Philippe Kaltenbach Rubrique

La Turquie ne peut plus vivre avec dans sa cave le cadavre d’un peuple assassiné Le point de vue de Philippe Kaltenbach, Maire de Clamart (PS). Vice- président du conseil régional d’Ile-de-France., paru dans le numéro 164 des Nouvelles d’Arménie Magazine


Cette année, nous commémorons le 95e anniversaire du génocide arménien. Un peu partout dans le monde, nous avons rendu hommage au 1,5 million d’Arméniens victimes de la barbarie et privés de sépulture. Parce qu’un génocide est un crime contre l’Humanité, c’est l’Humanité tout entière qu’il bafoue. La lutte contre le négationnisme du génocide arménien ne doit pas concerner les seuls Arméniens, mais bien l’ensemble de la communauté des humanistes.

Il n’est plus tolérable qu’un Etat comme la Turquie continue de nier un tel crime. Nous sommes face à un négationnisme d’Etat sous la forme la plus obscurantiste et la plus virulente qui soit. Le 7 avril dernier, monsieur Erdogan, Premier ministre turc en visite officielle en France, a rassemblé 6 000 Turcs vivant en France au Zenith. Il a enjoint les participants à cette manifestation à « prendre la double nationalité » et de devenir «  les représentants de la Turquie en Europe ».

De tels propos sont-ils acceptables ? Non bien sûr, monsieur Erdogan, on ne demande en aucun cas la nationalité française pour devenir le porte-parole de son pays d’origine.

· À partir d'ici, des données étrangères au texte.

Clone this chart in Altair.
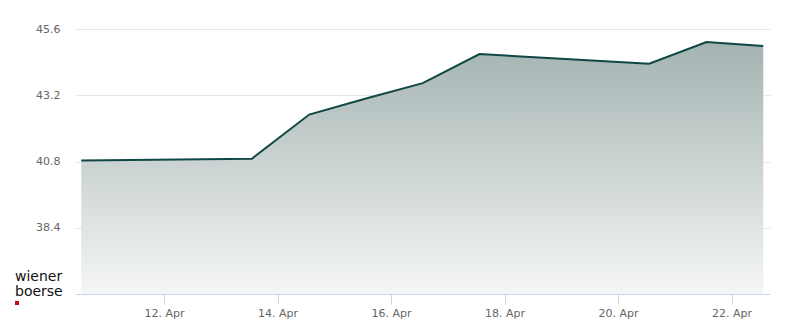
import altair as alt
import pandas as pd

dates = [
    "2025-04-10T13:00:00Z",
    "2025-04-13T13:10:00Z",
    "2025-04-14T13:25:00Z",
    "2025-04-15T13:25:00Z",
    "2025-04-16T13:25:00Z",
    "2025-04-17T13:25:00Z",
    "2025-04-20T13:10:00Z",
    "2025-04-21T13:25:00Z",
    "2025-04-22T13:25:00Z",
]
prices = [40.84, 40.90, 42.50, 43.08, 43.64, 44.69, 44.34, 45.13, 44.98]

y_ticks = [38.4, 40.8, 43.2, 45.6]
x_tick_days = [12, 14, 16, 18, 20, 22]
y_min = 36

df = pd.DataFrame({"date": dates, "price": prices})

x_enc = alt.X(
    "date:T",
    scale=alt.Scale(type="utc", domain=["2025-04-10T10:22:00Z", "2025-04-22T16:16:00Z"]),
    axis=alt.Axis(
        title=None,
        values=[alt.DateTime(year=2025, month=4, date=d, utc=True) for d in x_tick_days],
        format="%-d. %b",
        grid=False,
        domainColor="#ccd6eb",
        tickColor="#ccd6eb",
        tickSize=10,
        labelPadding=3,
        labelColor="#666666",
        labelFontSize=11,
        labelFont="DejaVu Sans",
    ),
)
y_enc = alt.Y(
    "price:Q",
    scale=alt.Scale(domain=[y_min, 45.6], nice=False, zero=False),
    axis=alt.Axis(
        title=None,
        values=y_ticks,
        format=".1f",
        grid=True,
        gridColor="#e6e6e6",
        domain=False,
        ticks=False,
        labelPadding=15,
        labelColor="#666666",
        labelFontSize=11,
        labelFont="DejaVu Sans",
    ),
)

base = alt.Chart(df)
area = base.mark_area(
    color=alt.Gradient(
        gradient="linear",
        x1=0, x2=0, y1=0, y2=1,
        stops=[
            alt.GradientStop(offset=0, color="#a3b3b1"),
            alt.GradientStop(offset=1, color="#f5f6f6"),
        ],
    ),
    clip=True,
).encode(x=x_enc, y=y_enc, y2=alt.datum(y_min))
line = base.mark_line(color="#0e4744", strokeWidth=2, clip=True).encode(x="date:T", y="price:Q")

logo = alt.Chart(pd.DataFrame({"a": [1]})).mark_text(
    align="left", baseline="alphabetic", font="DejaVu Sans", fontSize=14,
    color="#111111", lineHeight=15, text=["wiener", "boerse"],
).encode(x=alt.value(-60), y=alt.value(252))
red = alt.Chart(pd.DataFrame({"a": [1]})).mark_rect(color="#d0021b").encode(
    x=alt.value(-60), x2=alt.value(-56), y=alt.value(272), y2=alt.value(276)
)

chart = alt.layer(area, line, logo, red).properties(
    width=695,
    height=265,
    autosize=alt.AutoSizeParams(type="none"),
    padding={"left": 75, "top": 29, "right": 30, "bottom": 30},
).configure_view(stroke=None)

chart.save("out.html", embed_options={"renderer": "svg", "actions": False})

Je suis d’ailleurs étonné du silence complice du gouvernement français qui aurait dû réagir à ce propos inacceptable d’un chef de gouvernement étranger sur notre territoire national.
De plus, dans l’esprit de M. Erdogan, il ne fait aucun doute que le représentant de la Turquie devient aussi l’ambassadeur du négationnisme. Celui qui devient citoyen français doit adhérer aux valeurs de la République : Liberté, Egalité, Fraternité. Et ces valeurs sont incompatibles avec le négationnisme. Faut-il rappeler que la France a officiellement reconnu le génocide des Arméniens par la loi du 29 janvier 2001 et que nul n’est censé ignorer la loi.
Parce que la négation d’un crime contre l’Humanité n’a pas sa place au sein de notre République, celle-ci doit être sanctionnée. La loi votée par l’Assemblée nationale le 12 octobre 2006, sur initiative des députés socialistes, n’a toujours pas été présentée devant les sénateurs. Le président de la République s’y était pourtant engagé. Qu’attend-il ? Les pressions exercées par la Turquie ne sont sans doute pas étrangères à ce coupable attentisme.

La question de la reconnaissance par la Turquie du génocide reste donc entière. Et j’avoue mon pessimisme quant à une évolution de la position du gouvernement turc à court ou à moyen terme tellement il se sent sûr de lui, arrogant et dominateur.

En revanche, la société turque est, elle, en train d’évoluer. Le 24 avril dernier, des intellectuels turcs ont manifesté sur la place Taksim, au cœur de la partie européenne d’Istanbul, mais également sur les marches de la gare d’Haydarpasa d’où est parti le premier convoi de déportation qui emmenait vers la mort les élites arméniennes.

Cela montre bien qu’en Turquie, comme partout d’ailleurs et sans oublier notre propre pays, nous avons besoin d’intellectuels qui s’engagent en faveur des droits de l’homme.
Face à ceux qui se disent pragmatiques, réalistes, il faut que des voix s’élèvent pour défendre nos principes moraux qui ne doivent jamais être sacrifiés.

Jean Jaurès avait écrit à propos des Arméniens que  : « L’Humanité ne peut vivre éternellement avec dans sa cave le cadavre d’un peuple assassiné ». La reconnaissance de ce terrible génocide progresse partout dans le monde. Cette année, la Catalogne et la Suède ont officiellement reconnu le génocide. Les Etats-Unis ont aussi fait un nouveau pas. C’est en étant fermes avec son gouvernement et en soutenant les intellectuels turcs que nous y parviendrons.